The Sankofa (Re)searcher Oath
I am a Sankofic (Re)searcher of Black boys and men, which makes me a healer above all things. I do this healing work because I have an enduring and everlasting love of Afrikan people worldwide. In fact, Love is my introduction and background, Love is my goals and objectives, Love is my conceptual and theoretical frames, Love is my positionality,
Love is my (re)search questions and my hypothesis,
Love is my ontology, epistemology, and axiology, Love is my (re)search paradigm, approach, model, methodology, and method, Love is my analysis, codes, and themes, Love is my findings and results, Love is my discussion, recommendations, and conclusions. Because of Love, I commit to freeing myself and my work from reproducing deficit paradigms, colonized approaches, and plantation and caged scholarship as I thrive to
move from a space of pure, free, and decolonized Black thought.

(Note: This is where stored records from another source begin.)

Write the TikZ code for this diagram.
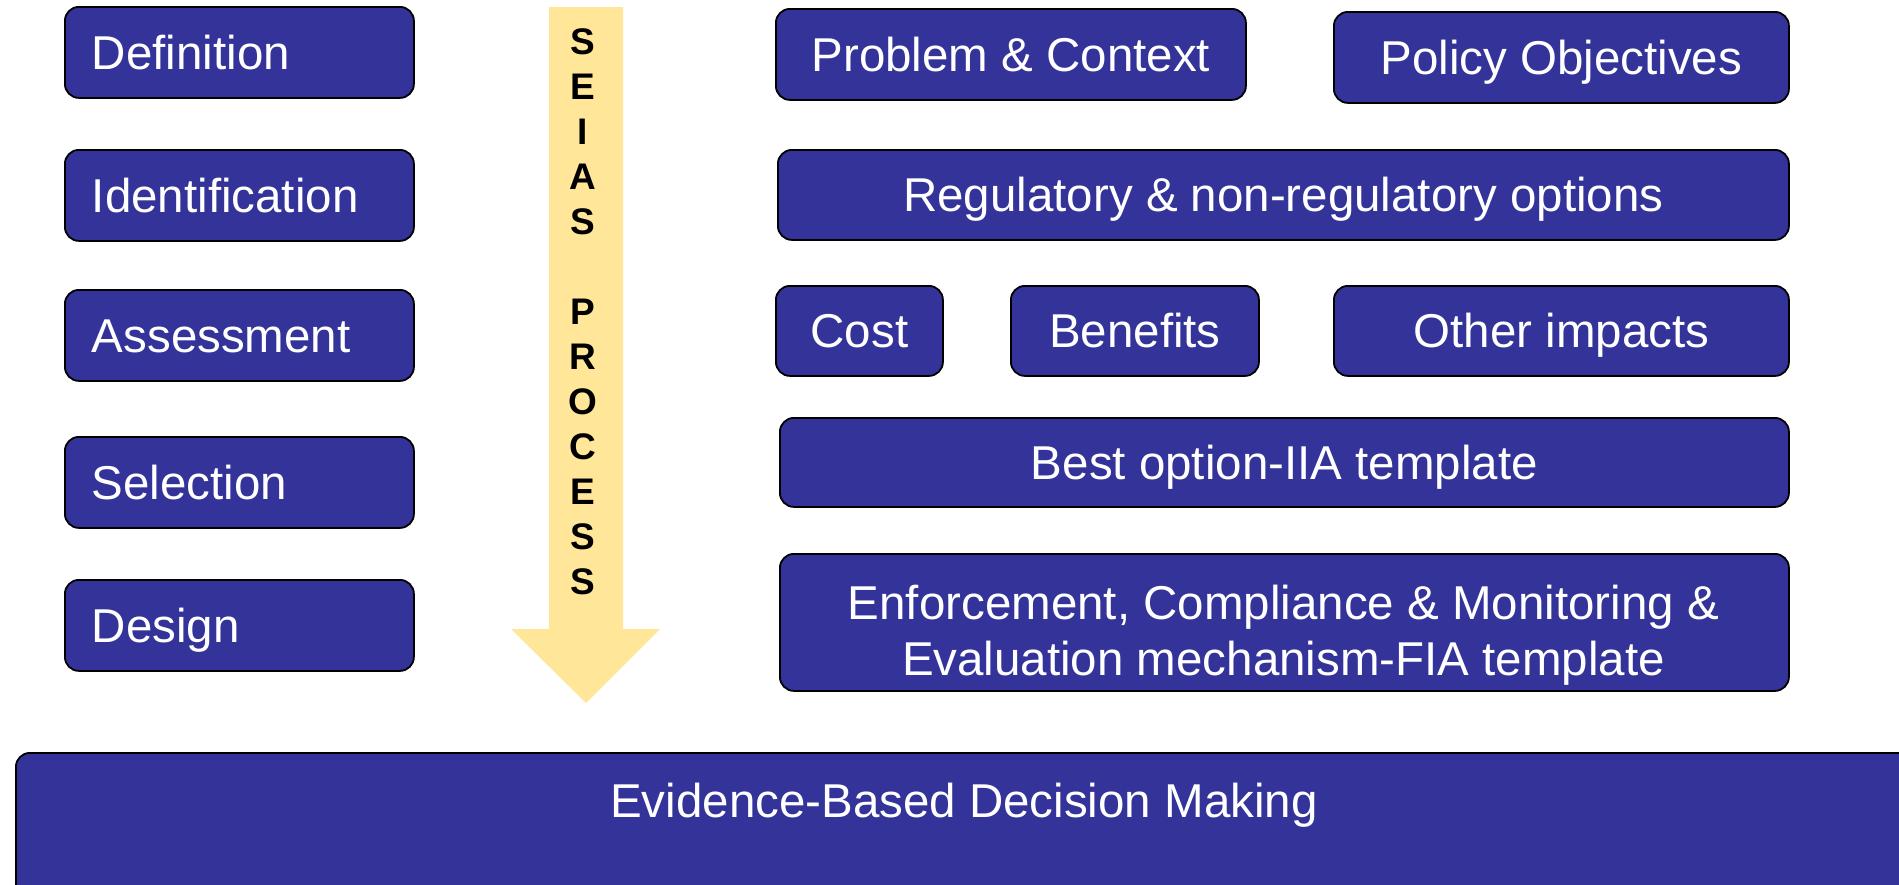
\documentclass[tikz,border=0pt]{standalone}
\usepackage{fontspec}
\setmainfont{Liberation Sans}
\definecolor{boxblue}{RGB}{51,51,153}
\definecolor{arrowyellow}{RGB}{255,230,153}
\begin{document}
\begin{tikzpicture}[x=1pt,y=-1pt,
  boxtext/.style={text=white, font=\fontsize{47.5}{56}\selectfont, inner sep=0pt,
    text height=34pt, text depth=0pt},
  box/.style={boxtext, draw=black, line width=1.8pt, fill=boxblue, rounded corners=14pt,
    anchor=north west, align=center},
  stagebox/.style={box, minimum height=91pt, text width=295pt, inner xsep=27pt, align=left},
  letters/.style={font=\fontsize{37}{45}\selectfont\bfseries, align=center, inner sep=0pt}
]
\useasboundingbox (0,0) rectangle (1899,884);
\begin{scope}
\clip (0,0) rectangle (1899,884);
% stages
\node[stagebox] (def) at (64,6) {Definition};
\node[stagebox] (ide) at (64,149) {Identification};
\node[stagebox] (ass) at (64,289) {Assessment};
\node[stagebox] (sel) at (64,436) {Selection};
\node[stagebox] (des) at (64,579) {Design};
% arrow
\fill[arrowyellow] (549,7) -- (623,7) -- (623,629) -- (660,629) -- (586,703) -- (511,629) -- (549,629) -- cycle;
\node[letters] (seias) at (583,312) {S\\E\\I\\A\\S\\\mbox{}\\P\\R\\O\\C\\E\\S\\S};
% right boxes
\node[box, minimum width=470pt, minimum height=91pt] (pc) at (775,8) {Problem \& Context};
\node[box, minimum width=455pt, minimum height=91pt] (po) at (1333,11) {Policy Objectives};
\node[box, minimum width=1011pt, minimum height=90pt] (reg) at (777,149) {Regulatory \& non-regulatory options};
\node[box, minimum width=167pt, minimum height=90pt] (cost) at (775,285) {Cost};
\node[box, minimum width=248pt, minimum height=90pt] (ben) at (1010,285) {Benefits};
\node[box, minimum width=455pt, minimum height=90pt] (oth) at (1333,285) {Other impacts};
\node[box, minimum width=1009pt, minimum height=89pt] (best) at (779,417) {Best option-IIA template};
\node[box, minimum width=1009pt, minimum height=137pt] (enf) at (779,553) {};
\node[boxtext] (enfa) at (1283.5,602) {Enforcement, Compliance \& Monitoring \&};
\node[boxtext] (enfb) at (1283.5,658) {Evaluation mechanism-FIA template};
% bottom
\node[box, minimum width=1900pt, minimum height=150pt] (ebdm) at (15,752) {};
\node[boxtext] (ebdmtext) at (964,800) {Evidence-Based Decision Making};
\end{scope}
\end{tikzpicture}
\end{document}
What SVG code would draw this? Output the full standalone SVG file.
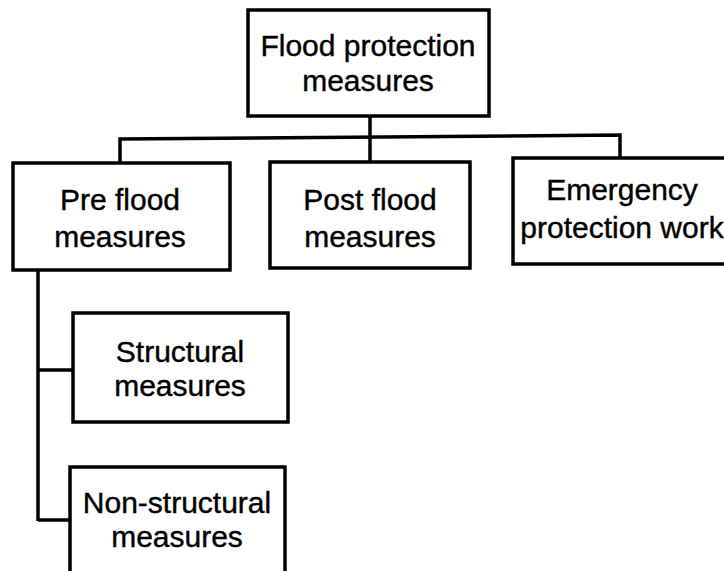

Moreover, I am, and the (re)search I cypher, the mouthpiece of God. I am led by the Holy Ghosts and our Ancestors to write scripture, mdw ntr, and divine words. The spirit of Sankofa propels me on a relentless pursuit, to go back again and again, to (re)search and (re)search, for our knowledge, cultural ways, practice, rituals, and good ethics, which drives me to be like Auset finding fragmented pieces of our story and our bodies in order to (Re)member, (Re)store, and (Re)birth new Suns, new Herus, new Christs, or
new Black Boys and Men who reach their highest level of Divinity.
I willingly accept the responsibility and weight of my charge as a Sankofic (Re)searcher,
yet, I have no realistic alternative: My fate and entrance into a peaceful eternity are contingent on my ability to fulfill my commitment and oath.